— start —

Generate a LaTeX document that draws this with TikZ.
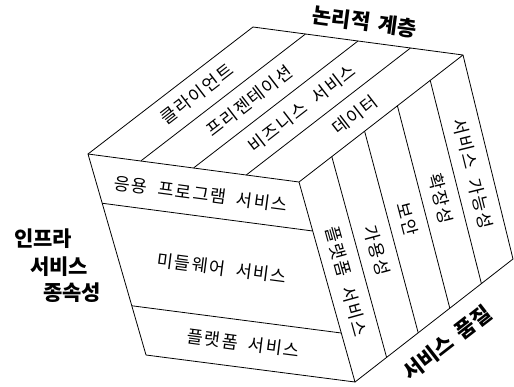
\documentclass[tikz,border=0pt]{standalone}
\usepackage{fontspec}
\setmainfont{Noto Sans CJK KR}[WordSpace=1.8]
\newfontfamily\krspaced[LetterSpace=8, WordSpace=2]{Noto Sans CJK KR}
\usetikzlibrary{calc}

\begin{document}
\begin{tikzpicture}[
  x=1pt,
  y=-1pt,
  edge/.style={line width=0.8pt, line join=round},
  lbl/.style={font=\krspaced\fontsize{17.5}{18}\selectfont, inner sep=0pt, sloped},
  title/.style={font=\bfseries\fontsize{21}{23}\selectfont, inner sep=0pt}
]
\useasboundingbox (0,0) rectangle (514,386);

% Kubus-Ecken (Pixelraster, y nach unten)
\coordinate (ftl) at (88,154);
\coordinate (ftr) at (299,182);
\coordinate (fbr) at (355,382);
\coordinate (fbl) at (146,355);
\coordinate (btl) at (253,27);
\coordinate (btr) at (463,55);
\coordinate (bbr) at (513,259);

% Umriss
\draw[edge] (ftl) -- (ftr) -- (fbr) -- (fbl) -- cycle;
\draw[edge] (ftl) -- (btl) -- (btr) -- (ftr);
\draw[edge] (btr) -- (bbr) -- (fbr);

% Deckfläche: logische Schichten
\draw[edge] ($(ftl)!0.25!(ftr)$) -- ($(btl)!0.25!(btr)$);
\draw[edge] ($(ftl)!0.50!(ftr)$) -- ($(btl)!0.50!(btr)$);
\draw[edge] ($(ftl)!0.75!(ftr)$) -- ($(btl)!0.75!(btr)$);

% Vorderseite: Infrastruktur
\draw[edge] ($(ftl)!0.245!(fbl)$) -- ($(ftr)!0.245!(fbr)$);
\draw[edge] ($(ftl)!0.755!(fbl)$) -- ($(ftr)!0.755!(fbr)$);

% rechte Seite: Dienstqualitaet
\draw[edge] ($(ftr)!0.2!(btr)$) -- ($(fbr)!0.2!(bbr)$);
\draw[edge] ($(ftr)!0.4!(btr)$) -- ($(fbr)!0.4!(bbr)$);
\draw[edge] ($(ftr)!0.6!(btr)$) -- ($(fbr)!0.6!(bbr)$);
\draw[edge] ($(ftr)!0.8!(btr)$) -- ($(fbr)!0.8!(bbr)$);

% Beschriftungen oben
\path ($(ftl)!0.125!(ftr)$) -- ($(btl)!0.125!(btr)$) node[lbl, midway] (client) {클라이언트};
\path ($(ftl)!0.375!(ftr)$) -- ($(btl)!0.375!(btr)$) node[lbl, midway] (present) {프리젠테이션};
\path ($(ftl)!0.625!(ftr)$) -- ($(btl)!0.625!(btr)$) node[lbl, midway] (business) {비즈니스 서비스};
\path ($(ftl)!0.875!(ftr)$) -- ($(btl)!0.875!(btr)$) node[lbl, midway] (data) {데이터};

% Beschriftungen vorne
\path ($(ftl)!0.13!(fbl)$) -- ($(ftr)!0.13!(fbr)$) node[lbl, midway] (appsvc) {응용 프로그램 서비스};
\path ($(ftl)!0.50!(fbl)$) -- ($(ftr)!0.50!(fbr)$) node[lbl, midway] (midsvc) {미들웨어 서비스};
\path ($(ftl)!0.875!(fbl)$) -- ($(ftr)!0.875!(fbr)$) node[lbl, midway] (platsvc) {플랫폼 서비스};

% Beschriftungen rechts
\path ($(ftr)!0.1!(btr)$) -- ($(fbr)!0.1!(bbr)$) node[lbl, pos=0.56] (platq) {플랫폼 서비스};
\path ($(ftr)!0.3!(btr)$) -- ($(fbr)!0.3!(bbr)$) node[lbl, pos=0.53] (avail) {가용성};
\path ($(ftr)!0.5!(btr)$) -- ($(fbr)!0.5!(bbr)$) node[lbl, pos=0.5] (secu) {보안};
\path ($(ftr)!0.7!(btr)$) -- ($(fbr)!0.7!(bbr)$) node[lbl, pos=0.52] (scale) {확장성};
\path ($(ftr)!0.9!(btr)$) -- ($(fbr)!0.9!(bbr)$) node[lbl, pos=0.52] (service) {서비스 가능성};

% Achsentitel
\node[title, rotate=-7.6] (layer) at (365,22) {논리적 계층};
\node[title, rotate=37.9] (quality) at (447,343) {서비스 품질};
\node[title] (infra) at (43,239) {인프라};
\node[title] (infsvc) at (59,267) {서비스};
\node[title] (depend) at (72,293) {종속성};

\end{tikzpicture}
\end{document}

— end —

- [Exercise requirements]: Images in the data above are to be skipped. Retype all other material exactly.

- [Answer to this exercise]:
Generate a LaTeX document that draws this with TikZ.
\documentclass[tikz,border=0pt]{standalone}
\usepackage{fontspec}
\setmainfont{Noto Sans CJK KR}[WordSpace=1.8]
\newfontfamily\krspaced[LetterSpace=8, WordSpace=2]{Noto Sans CJK KR}
\usetikzlibrary{calc}

\begin{document}
\begin{tikzpicture}[
  x=1pt,
  y=-1pt,
  edge/.style={line width=0.8pt, line join=round},
  lbl/.style={font=\krspaced\fontsize{17.5}{18}\selectfont, inner sep=0pt, sloped},
  title/.style={font=\bfseries\fontsize{21}{23}\selectfont, inner sep=0pt}
]
\useasboundingbox (0,0) rectangle (514,386);

% Kubus-Ecken (Pixelraster, y nach unten)
\coordinate (ftl) at (88,154);
\coordinate (ftr) at (299,182);
\coordinate (fbr) at (355,382);
\coordinate (fbl) at (146,355);
\coordinate (btl) at (253,27);
\coordinate (btr) at (463,55);
\coordinate (bbr) at (513,259);

% Umriss
\draw[edge] (ftl) -- (ftr) -- (fbr) -- (fbl) -- cycle;
\draw[edge] (ftl) -- (btl) -- (btr) -- (ftr);
\draw[edge] (btr) -- (bbr) -- (fbr);

% Deckfläche: logische Schichten
\draw[edge] ($(ftl)!0.25!(ftr)$) -- ($(btl)!0.25!(btr)$);
\draw[edge] ($(ftl)!0.50!(ftr)$) -- ($(btl)!0.50!(btr)$);
\draw[edge] ($(ftl)!0.75!(ftr)$) -- ($(btl)!0.75!(btr)$);

% Vorderseite: Infrastruktur
\draw[edge] ($(ftl)!0.245!(fbl)$) -- ($(ftr)!0.245!(fbr)$);
\draw[edge] ($(ftl)!0.755!(fbl)$) -- ($(ftr)!0.755!(fbr)$);

% rechte Seite: Dienstqualitaet
\draw[edge] ($(ftr)!0.2!(btr)$) -- ($(fbr)!0.2!(bbr)$);
\draw[edge] ($(ftr)!0.4!(btr)$) -- ($(fbr)!0.4!(bbr)$);
\draw[edge] ($(ftr)!0.6!(btr)$) -- ($(fbr)!0.6!(bbr)$);
\draw[edge] ($(ftr)!0.8!(btr)$) -- ($(fbr)!0.8!(bbr)$);

% Beschriftungen oben
\path ($(ftl)!0.125!(ftr)$) -- ($(btl)!0.125!(btr)$) node[lbl, midway] (client) {클라이언트};
\path ($(ftl)!0.375!(ftr)$) -- ($(btl)!0.375!(btr)$) node[lbl, midway] (present) {프리젠테이션};
\path ($(ftl)!0.625!(ftr)$) -- ($(btl)!0.625!(btr)$) node[lbl, midway] (business) {비즈니스 서비스};
\path ($(ftl)!0.875!(ftr)$) -- ($(btl)!0.875!(btr)$) node[lbl, midway] (data) {데이터};

% Beschriftungen vorne
\path ($(ftl)!0.13!(fbl)$) -- ($(ftr)!0.13!(fbr)$) node[lbl, midway] (appsvc) {응용 프로그램 서비스};
\path ($(ftl)!0.50!(fbl)$) -- ($(ftr)!0.50!(fbr)$) node[lbl, midway] (midsvc) {미들웨어 서비스};
\path ($(ftl)!0.875!(fbl)$) -- ($(ftr)!0.875!(fbr)$) node[lbl, midway] (platsvc) {플랫폼 서비스};

% Beschriftungen rechts
\path ($(ftr)!0.1!(btr)$) -- ($(fbr)!0.1!(bbr)$) node[lbl, pos=0.56] (platq) {플랫폼 서비스};
\path ($(ftr)!0.3!(btr)$) -- ($(fbr)!0.3!(bbr)$) node[lbl, pos=0.53] (avail) {가용성};
\path ($(ftr)!0.5!(btr)$) -- ($(fbr)!0.5!(bbr)$) node[lbl, pos=0.5] (secu) {보안};
\path ($(ftr)!0.7!(btr)$) -- ($(fbr)!0.7!(bbr)$) node[lbl, pos=0.52] (scale) {확장성};
\path ($(ftr)!0.9!(btr)$) -- ($(fbr)!0.9!(bbr)$) node[lbl, pos=0.52] (service) {서비스 가능성};

% Achsentitel
\node[title, rotate=-7.6] (layer) at (365,22) {논리적 계층};
\node[title, rotate=37.9] (quality) at (447,343) {서비스 품질};
\node[title] (infra) at (43,239) {인프라};
\node[title] (infsvc) at (59,267) {서비스};
\node[title] (depend) at (72,293) {종속성};

\end{tikzpicture}
\end{document}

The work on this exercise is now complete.